── Information provided ──

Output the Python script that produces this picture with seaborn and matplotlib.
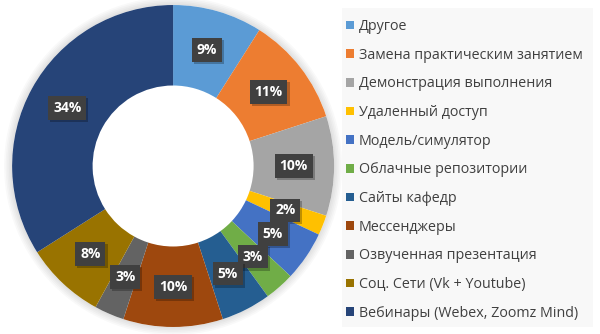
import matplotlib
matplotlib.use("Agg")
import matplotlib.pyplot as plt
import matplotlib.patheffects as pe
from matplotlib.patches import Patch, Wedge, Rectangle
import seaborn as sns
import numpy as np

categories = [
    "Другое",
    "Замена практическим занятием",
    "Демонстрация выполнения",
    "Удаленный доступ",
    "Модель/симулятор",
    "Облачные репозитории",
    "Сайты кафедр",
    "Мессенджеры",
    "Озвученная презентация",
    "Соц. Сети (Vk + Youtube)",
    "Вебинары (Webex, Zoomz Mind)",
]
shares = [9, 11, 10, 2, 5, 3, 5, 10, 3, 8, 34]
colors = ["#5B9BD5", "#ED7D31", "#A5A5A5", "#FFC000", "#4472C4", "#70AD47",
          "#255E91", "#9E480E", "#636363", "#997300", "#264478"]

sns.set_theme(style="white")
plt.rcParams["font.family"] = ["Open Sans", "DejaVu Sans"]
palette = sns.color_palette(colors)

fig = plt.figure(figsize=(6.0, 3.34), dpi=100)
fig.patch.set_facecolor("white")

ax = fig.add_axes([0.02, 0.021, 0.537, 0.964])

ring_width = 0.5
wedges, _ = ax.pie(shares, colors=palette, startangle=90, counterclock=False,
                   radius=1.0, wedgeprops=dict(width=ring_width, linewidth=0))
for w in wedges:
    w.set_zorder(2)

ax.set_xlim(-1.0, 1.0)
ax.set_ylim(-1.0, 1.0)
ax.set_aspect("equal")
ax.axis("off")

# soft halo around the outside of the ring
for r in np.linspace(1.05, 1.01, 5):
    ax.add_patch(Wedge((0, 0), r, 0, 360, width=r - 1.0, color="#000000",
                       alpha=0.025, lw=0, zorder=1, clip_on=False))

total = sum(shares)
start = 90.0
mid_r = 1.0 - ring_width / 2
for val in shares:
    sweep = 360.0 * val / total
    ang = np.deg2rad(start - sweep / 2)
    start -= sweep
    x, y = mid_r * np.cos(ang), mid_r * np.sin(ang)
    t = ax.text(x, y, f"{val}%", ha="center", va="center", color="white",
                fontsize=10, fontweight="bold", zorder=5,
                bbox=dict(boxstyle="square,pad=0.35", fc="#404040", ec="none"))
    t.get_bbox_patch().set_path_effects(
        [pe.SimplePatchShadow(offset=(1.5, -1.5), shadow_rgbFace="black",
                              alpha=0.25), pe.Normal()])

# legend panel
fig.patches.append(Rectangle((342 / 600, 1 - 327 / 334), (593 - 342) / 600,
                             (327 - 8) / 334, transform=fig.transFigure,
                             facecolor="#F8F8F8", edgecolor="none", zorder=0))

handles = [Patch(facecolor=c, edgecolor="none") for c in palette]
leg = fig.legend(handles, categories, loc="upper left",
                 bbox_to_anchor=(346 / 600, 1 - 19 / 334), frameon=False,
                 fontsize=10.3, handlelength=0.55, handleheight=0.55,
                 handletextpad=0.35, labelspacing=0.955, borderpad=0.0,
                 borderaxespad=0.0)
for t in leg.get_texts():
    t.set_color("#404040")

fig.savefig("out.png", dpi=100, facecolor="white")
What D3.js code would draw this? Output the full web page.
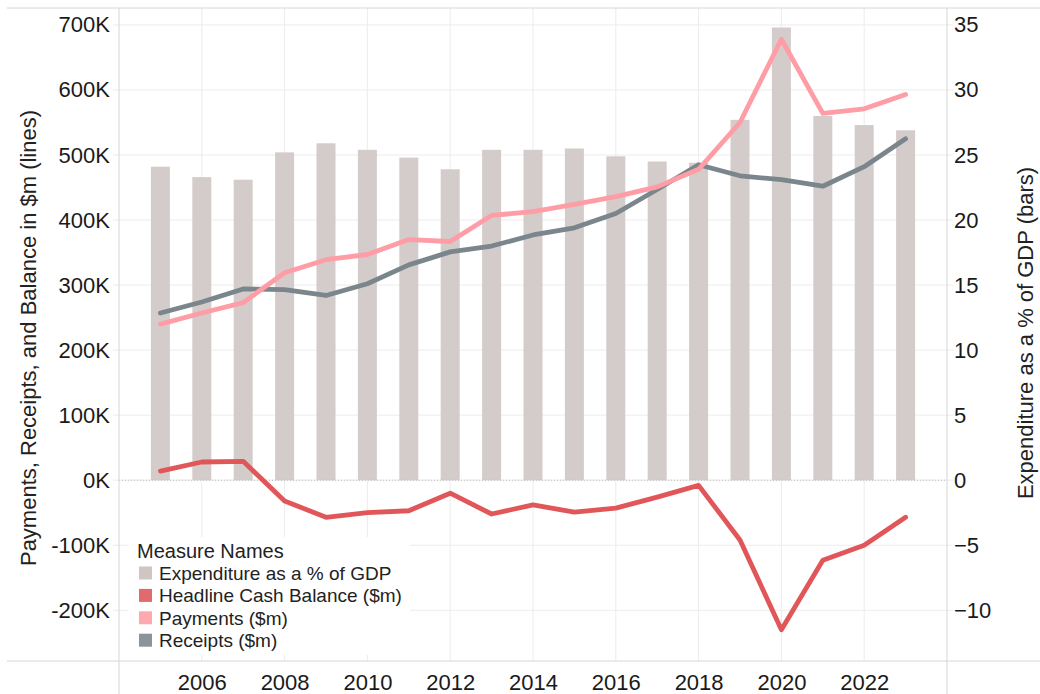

───

▸ **What needs to be done**
Every record above must be given again exactly; drop the pictures.

▸ **Exercise answer**
Output the Python script that produces this picture with seaborn and matplotlib.
import matplotlib
matplotlib.use("Agg")
import matplotlib.pyplot as plt
import matplotlib.patheffects as pe
from matplotlib.patches import Patch, Wedge, Rectangle
import seaborn as sns
import numpy as np

categories = [
    "Другое",
    "Замена практическим занятием",
    "Демонстрация выполнения",
    "Удаленный доступ",
    "Модель/симулятор",
    "Облачные репозитории",
    "Сайты кафедр",
    "Мессенджеры",
    "Озвученная презентация",
    "Соц. Сети (Vk + Youtube)",
    "Вебинары (Webex, Zoomz Mind)",
]
shares = [9, 11, 10, 2, 5, 3, 5, 10, 3, 8, 34]
colors = ["#5B9BD5", "#ED7D31", "#A5A5A5", "#FFC000", "#4472C4", "#70AD47",
          "#255E91", "#9E480E", "#636363", "#997300", "#264478"]

sns.set_theme(style="white")
plt.rcParams["font.family"] = ["Open Sans", "DejaVu Sans"]
palette = sns.color_palette(colors)

fig = plt.figure(figsize=(6.0, 3.34), dpi=100)
fig.patch.set_facecolor("white")

ax = fig.add_axes([0.02, 0.021, 0.537, 0.964])

ring_width = 0.5
wedges, _ = ax.pie(shares, colors=palette, startangle=90, counterclock=False,
                   radius=1.0, wedgeprops=dict(width=ring_width, linewidth=0))
for w in wedges:
    w.set_zorder(2)

ax.set_xlim(-1.0, 1.0)
ax.set_ylim(-1.0, 1.0)
ax.set_aspect("equal")
ax.axis("off")

# soft halo around the outside of the ring
for r in np.linspace(1.05, 1.01, 5):
    ax.add_patch(Wedge((0, 0), r, 0, 360, width=r - 1.0, color="#000000",
                       alpha=0.025, lw=0, zorder=1, clip_on=False))

total = sum(shares)
start = 90.0
mid_r = 1.0 - ring_width / 2
for val in shares:
    sweep = 360.0 * val / total
    ang = np.deg2rad(start - sweep / 2)
    start -= sweep
    x, y = mid_r * np.cos(ang), mid_r * np.sin(ang)
    t = ax.text(x, y, f"{val}%", ha="center", va="center", color="white",
                fontsize=10, fontweight="bold", zorder=5,
                bbox=dict(boxstyle="square,pad=0.35", fc="#404040", ec="none"))
    t.get_bbox_patch().set_path_effects(
        [pe.SimplePatchShadow(offset=(1.5, -1.5), shadow_rgbFace="black",
                              alpha=0.25), pe.Normal()])

# legend panel
fig.patches.append(Rectangle((342 / 600, 1 - 327 / 334), (593 - 342) / 600,
                             (327 - 8) / 334, transform=fig.transFigure,
                             facecolor="#F8F8F8", edgecolor="none", zorder=0))

handles = [Patch(facecolor=c, edgecolor="none") for c in palette]
leg = fig.legend(handles, categories, loc="upper left",
                 bbox_to_anchor=(346 / 600, 1 - 19 / 334), frameon=False,
                 fontsize=10.3, handlelength=0.55, handleheight=0.55,
                 handletextpad=0.35, labelspacing=0.955, borderpad=0.0,
                 borderaxespad=0.0)
for t in leg.get_texts():
    t.set_color("#404040")

fig.savefig("out.png", dpi=100, facecolor="white")
What D3.js code would draw this? Output the full web page.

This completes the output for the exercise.